I have been thinking about this topic for some time. Especially now in 2020 with the social unrest in this country and elsewhere in our world I think it’s time to speak up. For me, that means offering what I think is a path to an improvement in the way we look at and see each other. It comes from my experience in hotels, from the culture I grew up in, inside the hotel world, and at home.
I consider myself to be extremely fortunate for many things, but the number one thing is my parents. We were decidedly middle class. My father was an automobile mechanic turned community college instructor and my mom was a homemaker to me, my two brothers and sister. We were not well off, but we had a home and everything we needed, especially two loving and level-headed parents.
We grew up in a small coastal town in Atlantic Canada. Diversity did not exist. Everyone was Caucasian. I mean everyone. There were no black, brown, or even yellow people. The closest thing to diversity of race was a family of First Nations people perhaps mixed with Korean. But I honestly didn’t know they were different. The thing is I don’t remember my parents ever talking about race, one way or the other. It just didn’t exist. All I remember about my parents and relating to other people is you didn’t say a bad thing about anyone period, it was not tolerated. My mother would always say this about other people who were suffering, or perhaps if we saw a person who was down or who had a problem. “There but for the grace of God go you and I.”
I also vividly remember my father telling me that he didn’t know anyone. If we wanted to get ahead in life, we would need to work for it. There was no one coming to save us. He also said that we could do or be anything, as long as we were willing to work for it.
From my childhood, I was given a pretty neutral view of the world. Because of my parents and surroundings and the fact that we grew up in a fairly remote and sparsely populated place, where people were generally kind and helpful.
Fast forward 20 years and I was working in the hotel world and my first two hotels were kind of the same as my hometown, but the third one was a wake-up call. Over one thousand rooms in a big city equals over one thousand employees and the world coming together. There were all kinds of people, different races, languages, dress, food, culture, you name it and it was there.
People in our business know that hotels are pipelines into our communities. Immigrants for over 140 years in North America have found their way into their first job; in the hotel kitchen, housekeeping, accounting, food & beverage, front office, stewarding – absolutely everywhere. It’s like there was a map at the immigration office pointing to the hotel as a path to prosperity.
From this reality comes the fact that in order to be successful in the hotel we need a cohesive team. Departments and people in them need to work together and cross-departmentally as well. No one or no department is an island. No one or no department is better than another. (Perhaps the bellmen and the salespeople would take exception to this 😊.)

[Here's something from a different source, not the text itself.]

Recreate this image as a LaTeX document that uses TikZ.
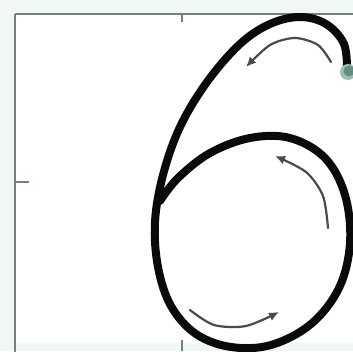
\documentclass[tikz,border=0pt]{standalone}
\usepackage{xcolor}
\usetikzlibrary{arrows.meta}
\definecolor{axgray}{HTML}{71837E}
\definecolor{pagetint}{HTML}{F1F7F5}
\definecolor{strokeblk}{HTML}{0A0A0A}
\definecolor{dirgray}{HTML}{4A4A4A}
\definecolor{startdot}{HTML}{5F8F82}

\begin{document}
\begin{tikzpicture}[
    x=1pt,y=-1pt,
    frm/.style  = {draw=axgray,line width=2.8pt},
    tck/.style  = {draw=axgray,line width=1.6pt},
    pen/.style  = {draw=strokeblk,line width=8pt,line cap=round,line join=round},
    dir/.style  = {draw=dirgray,line width=2.2pt,line cap=round,
                   -{Latex[length=10pt,width=9pt]}},
  ]

  % page and axes box
  \fill[pagetint] (0,0) rectangle (353,351);
  \useasboundingbox (0,0) rectangle (353,351);
  \begin{scope}
    \clip (0,0) rectangle (353,351);
    \fill[white] (15,14) rectangle (360,343);
    \draw[frm] (15,14) -- (15,360);
    \draw[frm] (15,14) -- (360,14);
    \draw[tck] (182,14) -- (182,22);
    \draw[tck] (182,351) -- (182,340);
    \draw[tck] (15,182) -- (29,182);

    % the digit trace
    \draw[pen] plot[smooth,tension=0.6] coordinates {
      (347,72) (344,44) (326,24) (300,17) (270,24) (240,44) (207,82)
      (180,127) (163,175) (155,222) (158,267) (171,306) (196,334)
      (231,347) (271,345) (311,324) (339,288) (350,243) (345,195)
      (325,158) (290,138) (250,138) (210,153) (178,178) (160,201)};
    \fill[startdot!60!white] (348,72) circle (8);
    \fill[startdot] (349,71) circle (5.5);

    % direction of writing
    \draw[dir] plot[smooth] coordinates {
      (331,62) (318,45) (295,38) (270,45) (246,67)};
    \draw[dir] plot[smooth] coordinates {
      (328,228) (323,196) (306,172) (275,156)};
    \draw[dir] plot[smooth] coordinates {
      (190,310) (214,325) (246,326) (279,312)};
  \end{scope}

\end{tikzpicture}
\end{document}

People work very hard and long days are the norm in the hotel world. From this environment, you get a lot of stress and people get put through the wringer so to speak. But what keeps people sane is the teamwork and the diversity I believe is the secret fabric that provides the strength that holds things together. When I’m feeling maxed out, all I have to do is look to the left and right and I see people digging deeper than I am. I see people who have it worse than me. But there is strength in that because we all lift each other up, we don’t push each other down.
The colors melt away. You don’t see the race or the ethnicity because you’re in it together and just about everyone is in it to win. If you’re not, you won’t last. To win means get ahead, to prosper, to find your own way. The hotel world is still a place where hope reigns supreme. You can still start in the dish pit and one day be the chief steward, or Maître D, or the Sales Manager, or the Controller, or the General Manager or yes, even the company CEO. If your eyes are open, you see this all around you, every day. It’s what happens.
Inside the hotel world, there is hope and all someone needs to do is work for it and they will rise. Like the cream in the milk and it doesn’t matter what color your skin is. That’s my take on it. I have seen it happen a thousand times.
In life there are two things and everything we do to one another can be stripped down to either one or the other: love or hate. In the hotel world, love prevails because there is hope and a path forward for everyone as long as you’re willing to work for it. Thanks, Dad.